Muscovy Duck with Semolina Cakes
Ingredients
- Ingredients
- 1 Muscovy duck (about 1.6 kg or 3.5 pounds)
- 500 grams Fruit cereal
- 1 Savoy cabbage (about 800 grams or 1.8 pounds)
- 2 eggs
- 2 egg whites
- 2 White rolls
- 1 bunch Soup vegetables
- 1 onion
- 1 jar chicken stock
- ¼ l Red wine
- ¼ l milk
- 90 grams Semolina flour
- 2 Tbsps clarified butter
- 30 grams cold butter
- 1 parsley
- salt
- white peppers
- grated Nutmeg
Preparation steps
Rinse duck inside and out. Remove liver and set aside, pat duck dry. Season inside of duck with salt and pepper.
Combine fruit cereal, 2 eggs, diced bread, 1 tablespoon brown sugar and 2 tablespoons butter. Mince liver and stir into mixture. Season with salt and pepper. Stuff duck with liver mixture and secure with kitchen twine. Melt remaining butter in a pan and sear duck on both sides. Place duck on the lowest rack in an oven preheated to 200°C (approximately 400°F) for 90 minutes. Flip duck after 1 hour and pierce skin with a fork. Add greens, quartered onion stock and red wine to pan.

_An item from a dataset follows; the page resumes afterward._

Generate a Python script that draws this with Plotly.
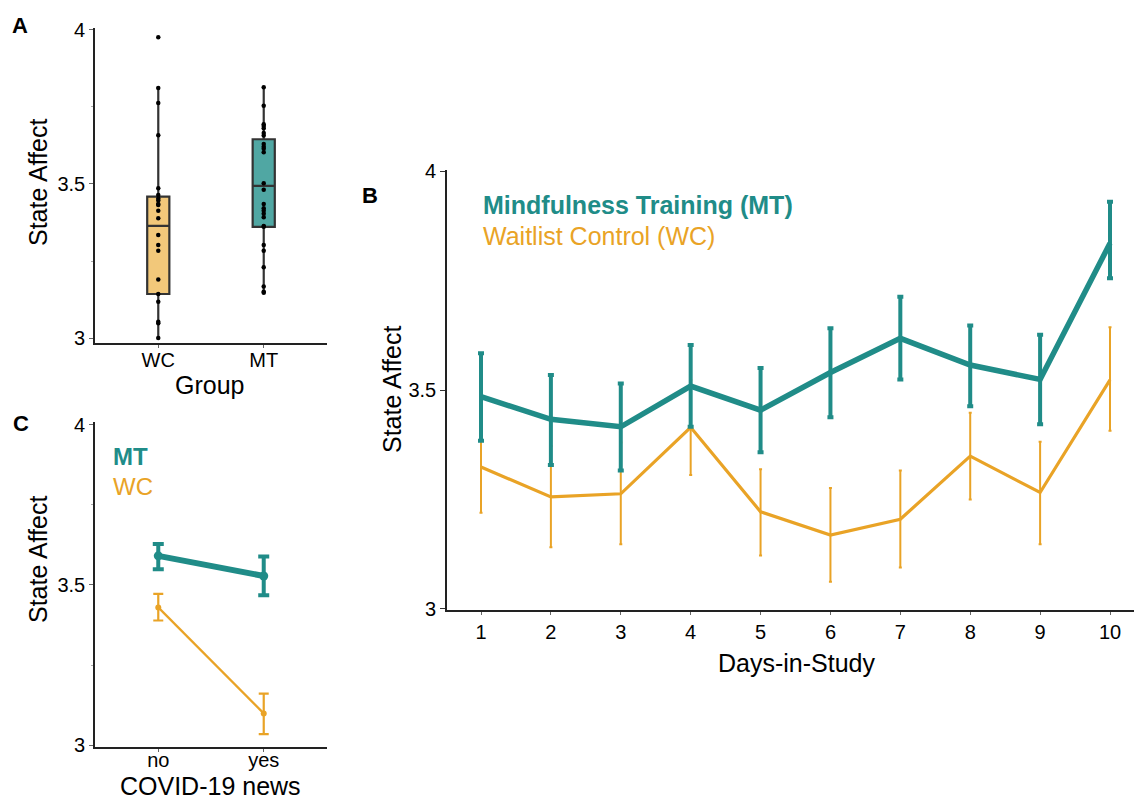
import plotly.graph_objects as go

# ---------------- data ----------------
groups = ["WC", "MT"]
wc_points = [3.976, 3.811, 3.763, 3.658, 3.486, 3.464, 3.453, 3.446, 3.435, 3.432, 3.413,
             3.389, 3.334, 3.302, 3.283, 3.19, 3.143, 3.118, 3.053, 3.048, 3.0]
mt_points = [3.814, 3.754, 3.694, 3.688, 3.681, 3.665, 3.657, 3.630, 3.621, 3.614, 3.603,
             3.502, 3.481, 3.435, 3.421, 3.413, 3.403, 3.392, 3.364, 3.361, 3.302, 3.283,
             3.23, 3.167, 3.150, 3.147]
# box stats: lowerfence, q1, median, q3, upperfence
wc_box = [3.0, 3.143, 3.364, 3.459, 3.811]
mt_box = [3.147, 3.361, 3.494, 3.645, 3.814]

days = [1, 2, 3, 4, 5, 6, 7, 8, 9, 10]
mt_mean = [3.485, 3.433, 3.416, 3.509, 3.454, 3.540, 3.618, 3.557, 3.524, 3.835]
mt_hi = [3.584, 3.534, 3.515, 3.603, 3.550, 3.641, 3.713, 3.647, 3.626, 3.930]
mt_lo = [3.384, 3.329, 3.316, 3.416, 3.358, 3.438, 3.524, 3.463, 3.422, 3.755]
wc_mean = [3.324, 3.256, 3.263, 3.415, 3.222, 3.169, 3.205, 3.349, 3.266, 3.523]
wc_hi = [3.428, 3.372, 3.380, 3.523, 3.319, 3.276, 3.316, 3.448, 3.382, 3.643]
wc_lo = [3.220, 3.141, 3.148, 3.306, 3.122, 3.062, 3.095, 3.250, 3.148, 3.407]

news = ["no", "yes"]
c_mt_mean = [3.591, 3.528]
c_mt_hi = [3.628, 3.589]
c_mt_lo = [3.549, 3.468]
c_wc_mean = [3.430, 3.099]
c_wc_hi = [3.472, 3.161]
c_wc_lo = [3.389, 3.034]

y_ticks = [3, 3.5, 4]
y_ticktext = ["3", "3.5", "4"]

# ---------------- styles ----------------
TEAL = "#208C88"
ORANGE = "#E9A326"
WC_FILL = "#F2C87A"
MT_FILL = "#50A7A3"
FONT = "Liberation Sans, Arial, Helvetica, sans-serif"
W, H = 1134, 801


def px_x(p):
    return p / W


def px_y(p):
    return 1 - p / H


fig = go.Figure()

# ---- Panel A: boxes ----
for g, stats, fill in [("WC", wc_box, WC_FILL), ("MT", mt_box, MT_FILL)]:
    fig.add_trace(go.Box(
        x=[g], lowerfence=[stats[0]], q1=[stats[1]], median=[stats[2]],
        q3=[stats[3]], upperfence=[stats[4]],
        fillcolor=fill, line=dict(color="#333333", width=2.2),
        whiskerwidth=0, width=0.21, boxpoints=False, showlegend=False,
        xaxis="x", yaxis="y", hoverinfo="skip"))
for g, pts in [("WC", wc_points), ("MT", mt_points)]:
    fig.add_trace(go.Scatter(
        x=[g] * len(pts), y=pts, mode="markers",
        marker=dict(color="black", size=4.5), showlegend=False,
        xaxis="x", yaxis="y", hoverinfo="skip"))

# ---- Panel B ----
fig.add_trace(go.Scatter(
    x=days, y=wc_mean, mode="lines", line=dict(color=ORANGE, width=3.2),
    error_y=dict(type="data", symmetric=False,
                 array=[h - m for h, m in zip(wc_hi, wc_mean)],
                 arrayminus=[m - l for m, l in zip(wc_mean, wc_lo)],
                 color=ORANGE, thickness=2, width=1.5),
    showlegend=False, xaxis="x2", yaxis="y2"))
fig.add_trace(go.Scatter(
    x=days, y=mt_mean, mode="lines", line=dict(color=TEAL, width=5.5),
    error_y=dict(type="data", symmetric=False,
                 array=[h - m for h, m in zip(mt_hi, mt_mean)],
                 arrayminus=[m - l for m, l in zip(mt_mean, mt_lo)],
                 color=TEAL, thickness=4, width=3),
    showlegend=False, xaxis="x2", yaxis="y2"))

# ---- Panel C ----
fig.add_trace(go.Scatter(
    x=news, y=c_wc_mean, mode="lines+markers", line=dict(color=ORANGE, width=2.2),
    marker=dict(color=ORANGE, size=6),
    error_y=dict(type="data", symmetric=False,
                 array=[h - m for h, m in zip(c_wc_hi, c_wc_mean)],
                 arrayminus=[m - l for m, l in zip(c_wc_mean, c_wc_lo)],
                 color=ORANGE, thickness=2.2, width=5),
    showlegend=False, xaxis="x3", yaxis="y3"))
fig.add_trace(go.Scatter(
    x=news, y=c_mt_mean, mode="lines+markers", line=dict(color=TEAL, width=6),
    marker=dict(color=TEAL, size=9),
    error_y=dict(type="data", symmetric=False,
                 array=[h - m for h, m in zip(c_mt_hi, c_mt_mean)],
                 arrayminus=[m - l for m, l in zip(c_mt_mean, c_mt_lo)],
                 color=TEAL, thickness=4, width=5.5),
    showlegend=False, xaxis="x3", yaxis="y3"))

axis_common = dict(showline=True, linecolor="#222222", linewidth=1.6, showgrid=False,
                   zeroline=False, ticks="outside", ticklen=3, tickcolor="#666666",
                   tickwidth=1, automargin=False,
                   tickfont=dict(size=20, color="black", family=FONT))

# Panel B x: tick 1 at px 481, tick 10 at px 1110; axis spans px 447 .. right edge
b_step = (1110 - 481) / 9.0
b_left = 1 - (481 - 447) / b_step
b_right = 10 + (W - 1110) / b_step

fig.update_layout(
    width=W, height=H, margin=dict(l=0, r=0, t=0, b=0, autoexpand=False),
    paper_bgcolor="white", plot_bgcolor="white",
    font=dict(family=FONT, color="black"),
    xaxis=dict(domain=[px_x(95), px_x(327)], anchor="y", type="category",
               categoryorder="array", categoryarray=groups, range=[-0.6, 1.6],
               ticklabelstandoff=-5, **axis_common),
    yaxis=dict(domain=[px_y(343), px_y(28)], anchor="x", range=[2.984, 4.006],
               tickvals=y_ticks, ticktext=y_ticktext,
               minor=dict(ticks="outside", dtick=0.25, ticklen=2, tickcolor="#aaaaaa"),
               **axis_common),
    xaxis2=dict(domain=[px_x(447), 1.0], anchor="y2", range=[b_left, b_right],
                tickvals=days, **axis_common),
    yaxis2=dict(domain=[px_y(610), px_y(170)], anchor="x2", range=[2.9977, 4.0023],
                tickvals=y_ticks, ticktext=y_ticktext, **axis_common),
    xaxis3=dict(domain=[px_x(95), px_x(327)], anchor="y3", type="category",
                categoryorder="array", categoryarray=news, range=[-0.6, 1.6],
                ticklabelstandoff=-9, **axis_common),
    yaxis3=dict(domain=[px_y(747), px_y(422)], anchor="x3", range=[2.994, 4.009],
                tickvals=y_ticks, ticktext=y_ticktext,
                minor=dict(ticks="outside", dtick=0.25, ticklen=2, tickcolor="#aaaaaa"),
                **axis_common),
)
fig.update_yaxes(ticklen=4)
fig.update_layout(yaxis2=dict(ticklen=5, tickcolor="#333333"))


def ann(text, x, y, size=25, color="black", bold=False, angle=0, xanchor="center"):
    if bold:
        text = "<b>" + text + "</b>"
    fig.add_annotation(text=text, x=px_x(x), y=px_y(y), xref="paper", yref="paper",
                       showarrow=False, textangle=angle, xanchor=xanchor, yanchor="middle",
                       font=dict(size=size, color=color, family=FONT))


# panel letters
ann("A", 20, 26, size=22, bold=True)
ann("B", 370, 196, size=22, bold=True)
ann("C", 21, 424, size=22, bold=True)

# axis titles
ann("State Affect", 38, 183, angle=-90)
ann("Group", 209, 385)
ann("State Affect", 392, 390, angle=-90)
ann("Days-in-Study", 796, 663)
ann("State Affect", 38, 560, angle=-90)
ann("COVID-19 news", 210, 786)

# legends
ann("Mindfulness Training (MT)", 481, 205, size=25, color=TEAL, bold=True, xanchor="left")
ann("Waitlist Control (WC)", 481, 236, size=25, color=ORANGE, xanchor="left")
ann("MT", 111, 457, size=24, color=TEAL, bold=True, xanchor="left")
ann("WC", 111, 486, size=24, color=ORANGE, xanchor="left")

fig.write_html("out.html", config={"displayModeBar": False},
               post_script="document.body.style.margin='0px';")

Boil milk, season with pepper and salt, add semolina and briefly boil. Beat 2 egg whites until stiff, add chopped parsley and fold into semolina. Pour into 4-6 buttered ramekins and bake in an oven preheated to 220°C (approximately 425°F) for 20 minutes. Cover with parchment paper after 10 minutes of baking time. Remove ramekins from oven, let cool, release from ramekins and cut in half horizontally. Heat butter in a pan and brown semolina cakes on both sides.
Carve duck and remove filling. Plate duck, filling, cabbage and semolina cakes. Serve drizzled with pan juices.